KTYJ-LP (channel 58) was a low-power television station in Coeur d'Alene, Idaho, United States. It began broadcasting in 1994 as an independent station; its operation was dominated by a legal dispute that led to a bankruptcy filing as investors cut the licensee out of station management. The dispute ended in 1996 with the owner, David Derryberry, receiving control; under his management, the station returned in 1997, became KTYJ-LP, and was sold to Christian Broadcasting of Idaho, Inc. That company ran KTYJ until 2009, when it closed for financial reasons.

==History==
The station went on air as K58DQ on May 1, 1994, from a transmitter on Canfield Butte. The permit had previously belonged to the King Broadcasting Company, owner of KREM-TV in Spokane. David Derryberry, a retired TV producer, acquired the K58DQ permit in 1992 and began planning a local-service low-power station for the Coeur d'Alene area. The station aired programming from the HomeNet service as well as classic TV shows. It also planned to introduce a local newscast focusing on news of North Idaho, though this did not happen by October 1994. The Kootenai County cable system added K58DQ to its lineup on December 1, giving it access to some 18,000 subscribers. In 1995, the station began carrying Seattle Mariners baseball games from KIRO-TV in Seattle. When the Mariners moved from KSTW to KIRO, they lost cable coverage in the area; K58DQ was able to afford the games because KIRO was paid in airtime to sell during the broadcasts.

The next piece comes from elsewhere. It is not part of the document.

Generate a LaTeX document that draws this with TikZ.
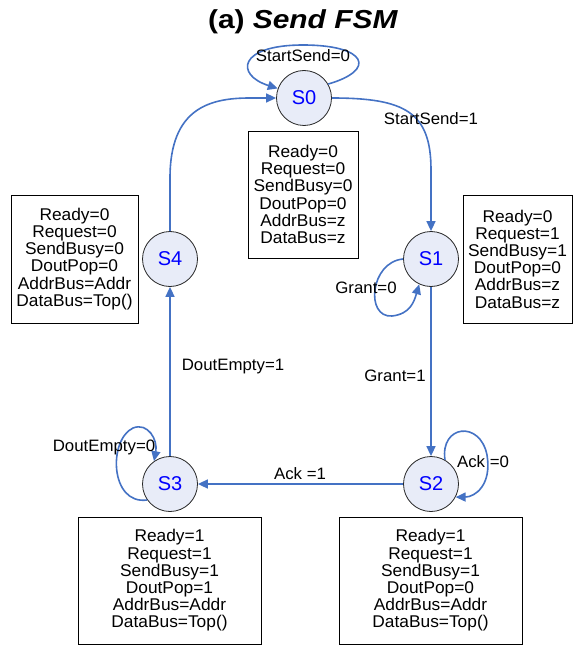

Within a year of going on air, K58DQ encountered financial and legal issues. Derryberry was removed from management in January 1995 and a new limited liability company set up at the same time it filed for Chapter 11 bankruptcy reorganization. The takeover of K58DQ management by Idaho Broadcast Network generated further litigation. Derryberry alleged that his investors cut him out illegally by forging his signature on a document. Derryberry remained the licensee, so the changeover was an unauthorized transfer of control in the eyes of the Federal Communications Commission. Idaho Broadcast Network fell into its own financial troubles; within 18 months of the February 1995 bankruptcy filing, the station's liabilities to creditors doubled, and a series of general managers defrauded advertisers by agreeing to trade-out deals for services but not airing the promised commercials. Derryberry was barred by a court order from visiting the station he still technically owned. In August 1996, a bankruptcy court judge awarded control of K58DQ to Derryberry; because another person had loaned the station its transmitter, the station had to leave the air beginning August 30.

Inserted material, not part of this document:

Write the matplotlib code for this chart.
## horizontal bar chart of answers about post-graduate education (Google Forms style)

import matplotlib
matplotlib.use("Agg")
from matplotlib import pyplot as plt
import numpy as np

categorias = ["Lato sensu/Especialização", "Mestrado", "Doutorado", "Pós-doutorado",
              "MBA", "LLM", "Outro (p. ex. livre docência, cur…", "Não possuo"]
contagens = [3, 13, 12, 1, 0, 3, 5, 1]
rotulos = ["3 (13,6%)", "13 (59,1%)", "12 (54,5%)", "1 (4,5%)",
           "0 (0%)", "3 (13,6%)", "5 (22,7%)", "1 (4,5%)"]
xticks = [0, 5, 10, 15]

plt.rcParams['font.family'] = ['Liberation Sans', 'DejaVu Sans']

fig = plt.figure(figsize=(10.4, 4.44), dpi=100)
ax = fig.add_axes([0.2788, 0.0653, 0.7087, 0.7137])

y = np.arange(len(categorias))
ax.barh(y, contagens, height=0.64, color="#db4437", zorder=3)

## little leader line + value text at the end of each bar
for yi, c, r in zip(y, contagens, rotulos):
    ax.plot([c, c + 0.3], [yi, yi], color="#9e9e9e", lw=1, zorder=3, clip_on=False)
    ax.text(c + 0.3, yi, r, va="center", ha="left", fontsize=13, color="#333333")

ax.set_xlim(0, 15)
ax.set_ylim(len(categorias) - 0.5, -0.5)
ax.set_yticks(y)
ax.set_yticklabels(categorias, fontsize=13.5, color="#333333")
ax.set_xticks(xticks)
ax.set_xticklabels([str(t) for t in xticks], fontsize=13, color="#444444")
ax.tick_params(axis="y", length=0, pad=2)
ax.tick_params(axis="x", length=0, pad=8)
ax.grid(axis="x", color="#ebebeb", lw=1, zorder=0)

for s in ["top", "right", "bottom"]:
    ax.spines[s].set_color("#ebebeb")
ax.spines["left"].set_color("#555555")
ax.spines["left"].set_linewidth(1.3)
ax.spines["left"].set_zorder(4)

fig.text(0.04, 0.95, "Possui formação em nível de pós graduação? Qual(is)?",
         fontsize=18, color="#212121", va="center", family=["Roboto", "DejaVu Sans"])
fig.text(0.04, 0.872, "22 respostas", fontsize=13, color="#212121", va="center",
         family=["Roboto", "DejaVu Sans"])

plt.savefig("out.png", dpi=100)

After six months, K58DQ returned to the air under Derryberry control in February 1997, though in the time it was off the air it had been removed from cable. The new general manager believed his predecessor should have been charged with felony theft for stealing videotapes. The station was renamed KTYJ-LP later that year and sold to Christian Broadcasting of Idaho (associated with CSN International) in 1998.

By 2009, KTYJ-LP was up for sale in classified advertisements. It was taken off the air for financial reasons on July 14, 2009; Christian Broadcasting of Idaho attempted to sell the station in 2010, but by that time it had been off the air more than a year, automatically causing its broadcast license to expire.